Setiap jenis perpustakaan mempunyai persoalan sendiri, namun pastinya dengan era digital ini perpustakaan semakin di tuntut untuk melakukan perubahan dengan cepat, tepat, dan sesuai dengan selera pemustaka generasi Y, Z, dan Alpha.
Bila tidak dapat menyesuaikan untuk melakukan perubahan, maka pemustaka yang kebanyakan masih belum "perpustakaan minded", akan semakin menjauh meninggalkan perpustakaan. Artinya perpustakaan sebagai sistem pengelolaan pengetahuan dan pemikiran umat manusia dengan fungsi utama melestarikan hasil budaya akan mengalami hambatan yang serius. Kondisi ni dapat berimbas pada kegemaran budaya membaca dan belajar sepanjang hayat bagi masyarakat Indonesia mengalami stagnasi.
Hal ini sudah terbukti, menurut hasil kajian Most Littered Nation in the World 2016, minat baca di Indonesia menduduki peringkat 60 dari 61 negara. Bukti lain, hasil penelitian Perpustakaan Nasional RI tahun 2017, menunjukkan frekwensi membaca orang Indonesia rata-rata 3 - 4 kali per minggu dengan lama waktu membaca per hari rata-rata hanya 30 - 59 menit dan buku yang ditamatkan per tahun rata-rata hanya 5 - 9 buku (Sudaryanto, KR/17/5/2017).
Sengkarut pustakawan sudah sering penulis sampaikan dalam forum ini, bukan saja persoalan kompetensi pustakawan, "penggangguran" lulusan sarjana ilmu perpustakaan yang terus bertambah karena jumlah lulusan dan serapan lowongan pustakawan sangat minim bahkan nihil. Disisi lain ada pustakawan "kutu loncat" (lulusan non ilmu perpustakaan) yang dapat masuk menjadi pustakawan dengan diklat kepustakawanan selama 3 (tiga) bulan dapat diangkat menjadi pustakawan, khususnya di lingkungan PNS.
Masalah ini sudah lama menjadi perdebatan antara perguruan tinggi yang mempunyai program studi ilmu perpustakaan dengan penyelenggara diklat, namun tanpa solusi, dan diklat tetap berjalan.
Alasan utama karena tidak ada formasi jabatan untuk membuka lowongan pustakawan, sementara pustakawan berkurang karena pensiun, akibatnya pelayanan perpustakaan terganggu.

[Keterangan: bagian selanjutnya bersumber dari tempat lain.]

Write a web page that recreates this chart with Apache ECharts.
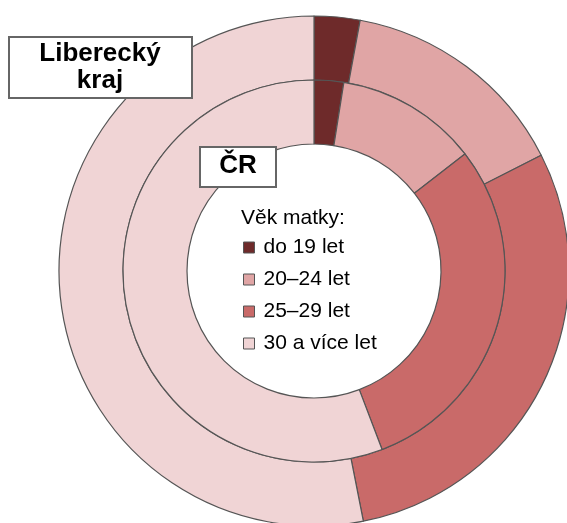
<!DOCTYPE html>
<html>
<head>
<meta charset="utf-8">
<script src="https://cdn.jsdelivr.net/npm/echarts@6/dist/echarts.min.js"></script>
<style>
  html, body { margin: 0; padding: 0; background: #fff; }
  #chart { width: 567px; height: 523px; }
</style>
</head>
<body>
<div id="chart"></div>
<script>
// Věk matky – podíl (%)
var categories = ['do 19 let', '20–24 let', '25–29 let', '30 a více let'];
var colors = ['#6e2a2a', '#e0a5a5', '#c96a69', '#f0d4d5'];
var kraj = [2.9, 14.6, 29.4, 53.1];   // Liberecký kraj (vnější kruh)
var cr = [2.5, 12.0, 29.7, 55.8];     // ČR (vnitřní kruh)

function toData(values) {
    var out = [];
    for (var i = 0; i < categories.length; i++) {
        out.push({ name: categories[i], value: values[i], itemStyle: { color: colors[i] } });
    }
    return out;
}

var myChart = echarts.init(document.getElementById('chart'), null, { renderer: 'canvas' });
var font = '"Liberation Sans", Arial, sans-serif';

var option = {
    animation: false,
    legend: {
        orient: 'vertical',
        left: 238,
        top: 232,
        itemWidth: 11,
        itemHeight: 11,
        itemGap: 11,
        icon: 'rect',
        data: categories,
        itemStyle: { borderColor: '#555', borderWidth: 1 },
        textStyle: { fontFamily: font, fontSize: 21, lineHeight: 21, color: '#000', padding: [0, 0, 0, 4] }
    },
    series: [
        {
            name: 'Liberecký kraj',
            type: 'pie',
            center: [314, 271],
            radius: [191, 255],
            startAngle: 90,
            clockwise: true,
            label: { show: false },
            labelLine: { show: false },
            emphasis: { disabled: true },
            itemStyle: { borderColor: '#555', borderWidth: 1.2 },
            data: toData(kraj)
        },
        {
            name: 'ČR',
            type: 'pie',
            center: [314, 271],
            radius: [127, 191],
            startAngle: 90,
            clockwise: true,
            label: { show: false },
            labelLine: { show: false },
            emphasis: { disabled: true },
            itemStyle: { borderColor: '#555', borderWidth: 1.2 },
            data: toData(cr)
        }
    ],
    graphic: [
        {
            type: 'rect',
            shape: { x: 9, y: 37, width: 183, height: 61 },
            style: { fill: '#fff', stroke: '#666', lineWidth: 2 },
            z: 10
        },
        {
            type: 'text',
            x: 100, y: 67,
            style: {
                text: 'Liberecký\nkraj', fontFamily: font, fontWeight: 'bold', fontSize: 26,
                lineHeight: 27, fill: '#000', align: 'center', verticalAlign: 'middle'
            },
            z: 11
        },
        {
            type: 'rect',
            shape: { x: 200, y: 147, width: 76, height: 40 },
            style: { fill: '#fff', stroke: '#666', lineWidth: 2 },
            z: 10
        },
        {
            type: 'text',
            x: 238, y: 166,
            style: {
                text: 'ČR', fontFamily: font, fontWeight: 'bold', fontSize: 26,
                fill: '#000', align: 'center', verticalAlign: 'middle'
            },
            z: 11
        },
        {
            type: 'text',
            x: 241, y: 218,
            style: {
                text: 'Věk matky:', fontFamily: font, fontSize: 21,
                fill: '#000', align: 'left', verticalAlign: 'middle'
            },
            z: 11
        }
    ]
};
myChart.setOption(option, false);
</script>
</body>
</html>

Solusi terpendek mengangkat pustakawan yang sudah PNS dari non ilmu perpustakaan dengan diklat. Masalah muncul, ketika menghadapi pemustaka dengan aneka karakter, "jiwa pustakawan" nya tetap berbeda dalam memberi pelayanan. Ini fakta, dan nyata dirasakan oleh pemustaka/pengguna perpuatakaan.